The Hota Committee was the Committee on Civil Services Reforms constituted by the Government of India in 2003 under the chairmanship of Prakash Chandra (P.C.) Hota, a former Chairman of the Union Public Service Commission (UPSC). It submitted its report in 2004. The committee was tasked with reviewing the systemic weaknesses in the recruitment, training, promotion, postings, transfers, and accountability mechanisms of the All India Services (the IAS, IPS, and Indian Forest Service constituted under Article 312 of the Constitution and the All India Services Act, 1951) and the Central Civil Services.
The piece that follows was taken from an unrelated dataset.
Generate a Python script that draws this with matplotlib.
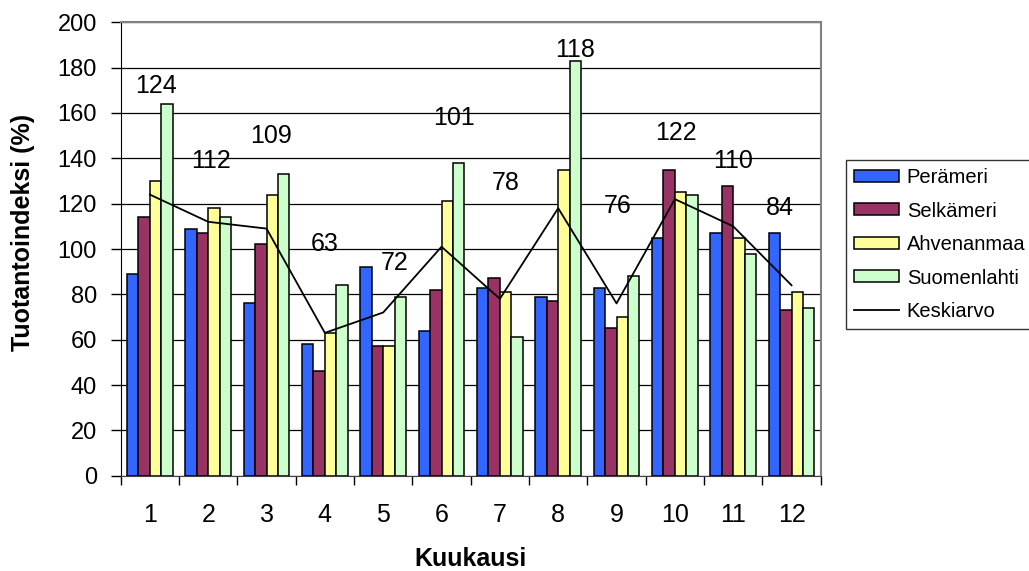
import numpy as np
import matplotlib
matplotlib.use("Agg")
import matplotlib.pyplot as plt
from matplotlib.lines import Line2D

plt.rcParams['font.family'] = ['Liberation Sans', 'DejaVu Sans']

# Data
months = [1, 2, 3, 4, 5, 6, 7, 8, 9, 10, 11, 12]
peramer = [89, 109, 76, 58, 92, 64, 83, 79, 83, 105, 107, 107]
selkameri = [114, 107, 102, 46, 57, 82, 87, 77, 65, 135, 128, 73]
ahvenanmaa = [130, 118, 124, 63, 57, 121, 81, 135, 70, 125, 105, 81]
suomenlahti = [164, 114, 133, 84, 79, 138, 61, 183, 88, 124, 98, 74]
keskiarvo = [124, 112, 109, 63, 72, 101, 78, 118, 76, 122, 110, 84]
# where the average labels sit (hand placed in the original)
label_y = [172, 139, 150, 102, 94, 158, 129, 188, 119, 151, 139, 118]
label_dx = [0.10, 0.04, 0.07, 0.0, 0.2, 0.22, 0.1, 0.29, 0.02, 0.02, 0.0, -0.2]

series = ['Perämeri', 'Selkämeri', 'Ahvenanmaa', 'Suomenlahti']
colors = ['#3366FF', '#993366', '#FFFF99', '#CCFFCC']

fig = plt.figure(figsize=(10.29, 5.71), dpi=100)
ax = fig.add_axes([120.7 / 1029, 1 - 475.7 / 571, 700 / 1029, 453.4 / 571])

x = np.arange(len(months))
w = 0.195
for k, vals in enumerate([peramer, selkameri, ahvenanmaa, suomenlahti]):
    ax.bar(x + (k - 1.5) * w, vals, width=w, color=colors[k],
           edgecolor='black', linewidth=1.1, zorder=3, label=series[k])

ax.plot(x, keskiarvo, color='black', linewidth=1.3, zorder=4)
for i, v in enumerate(keskiarvo):
    ax.text(x[i] + label_dx[i], label_y[i], str(v), ha='center', va='center',
            fontsize=18, zorder=5)

ax.set_xlim(-0.5, 11.5)
ax.set_ylim(0, 200)
ax.set_yticks(np.arange(0, 201, 20))
ax.yaxis.grid(True, color='black', linewidth=0.9, zorder=0)
ax.set_axisbelow(True)

# category ticks at boundaries, labels at centres
ax.set_xticks(np.arange(-0.5, 12, 1))
ax.set_xticklabels([])
ax.set_xticks(x, minor=True)
ax.set_xticklabels([str(m) for m in months], minor=True, fontsize=18)
ax.tick_params(axis='x', which='major', direction='out', length=6.5, width=1)
ax.tick_params(axis='x', which='minor', length=0, pad=20)
ax.tick_params(axis='y', direction='out', length=7, width=1, labelsize=17, pad=10)

for s in ['top', 'right']:
    ax.spines[s].set_color('#808080')
    ax.spines[s].set_linewidth(1.5)
ax.spines['left'].set_color('black')
ax.spines['bottom'].set_color('#404040')

ax.set_ylabel('Tuotantoindeksi (%)', fontsize=18, fontweight='bold')
ax.yaxis.set_label_coords(-0.122, 0.537)
ax.set_xlabel('Kuukausi', fontsize=18, fontweight='bold')
ax.xaxis.set_label_coords(0.5, -0.157)

handles, labels = ax.get_legend_handles_labels()
handles.append(Line2D([0], [0], color='black', linewidth=1.3))
labels.append('Keskiarvo')
leg = fig.legend(handles, labels, loc='upper left',
                 bbox_to_anchor=(846 / 1029, 1 - 160 / 571),
                 fontsize=14.5, frameon=True, fancybox=False, edgecolor='black',
                 handlelength=2.24, handleheight=0.55, handletextpad=0.38,
                 labelspacing=0.72, borderpad=0.4, borderaxespad=0)
leg.get_frame().set_linewidth(1.0)

fig.savefig('out.png', dpi=100)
Its mandate flowed from a broader reform impulse that later culminated in the Second Administrative Reforms Commission (2005–2009) under Veerappa Moily, and it is studied alongside earlier landmarks such as the Santhanam Committee (1962) and the First ARC (1966–70).
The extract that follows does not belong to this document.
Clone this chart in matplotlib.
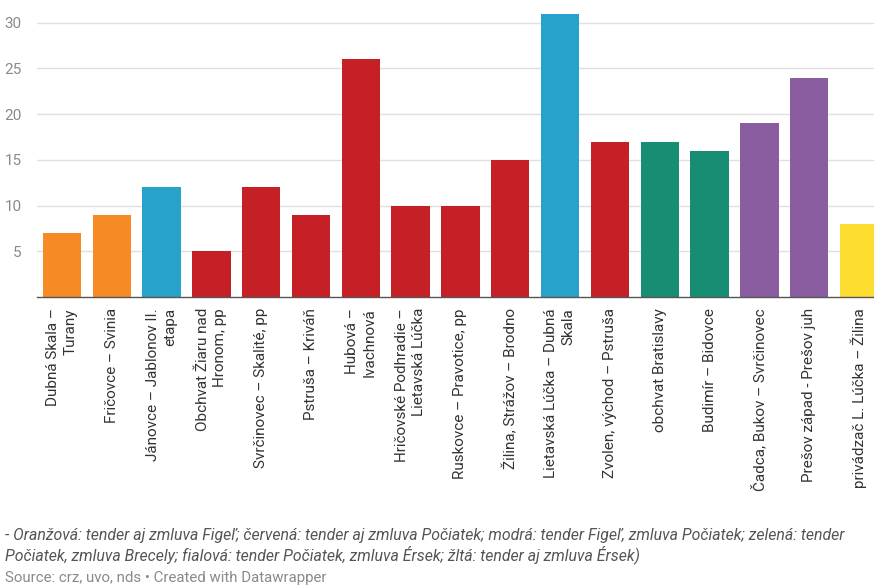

The committee's core recommendations addressed both entry and tenure. On recruitment, it suggested lowering and rationalising the upper age limit for the Civil Services Examination and reducing the number of permissible attempts, arguing that younger entrants offered longer, more trainable careers. It recommended strengthening the probation and training architecture, including mid-career training modules and a more rigorous evaluation during probation, with provision to weed out unsuitable probationers. To insulate the bureaucracy from political interference, the Hota Committee advocated fixed minimum tenures for officers in sensitive posts and a transparent, board-driven system for postings and transfers — a theme later judicially reinforced in T.S.R. Subramanian v. Union of India (2013), where the Supreme Court directed states to establish Civil Services Boards and recommended fixed tenures and recording of oral instructions in writing. It also proposed performance-linked assessment, greater specialisation through domain expertise, and measures to encourage voluntary retirement of non-performers, foreshadowing later debates on compulsory retirement under Fundamental Rule 56(j).
Several Hota Committee ideas were progressively absorbed into governance practice. The introduction of mid-career training programmes for IAS officers, the move toward multi-stakeholder 360-degree appraisal for empanelment at senior levels, and the institutionalisation of Civil Services Boards all bear its imprint, even where credit is shared with the Second ARC. Its recommendation on age and attempts informed periodic UPSC reforms, though the upper age limit remains a contested policy variable as of 2026. The committee thus functions in exam preparation as a connective node linking older reform reports, the Second ARC, and the judicial mandate of T.S.R. Subramanian.
For the UPSC examination, the Hota Committee appears chiefly in GS Paper II (Governance) under civil-services reform and in GS Paper IV (Ethics) when discussing administrative accountability, political neutrality, and integrity in public service. The typical question angle asks candidates to enumerate its recommendations, to compare it with the Second ARC's "Refurbishing of Personnel Administration" report, or to link its tenure-protection proposals to the T.S.R. Subramanian judgment. Aspirants should be able to attribute the committee correctly to 2004 and to P.C. Hota, and to distinguish recommendations actually implemented from those still pending.
Example
In 2004 the P.C. Hota Committee recommended fixed tenures for civil servants in sensitive posts — a proposal the Supreme Court later echoed in T.S.R. Subramanian v. Union of India (2013) when ordering Civil Services Boards.
Frequently asked questions
It was chaired by P.C. Hota, a former Chairman of the UPSC. Constituted in 2003, the Committee on Civil Services Reforms submitted its report in 2004.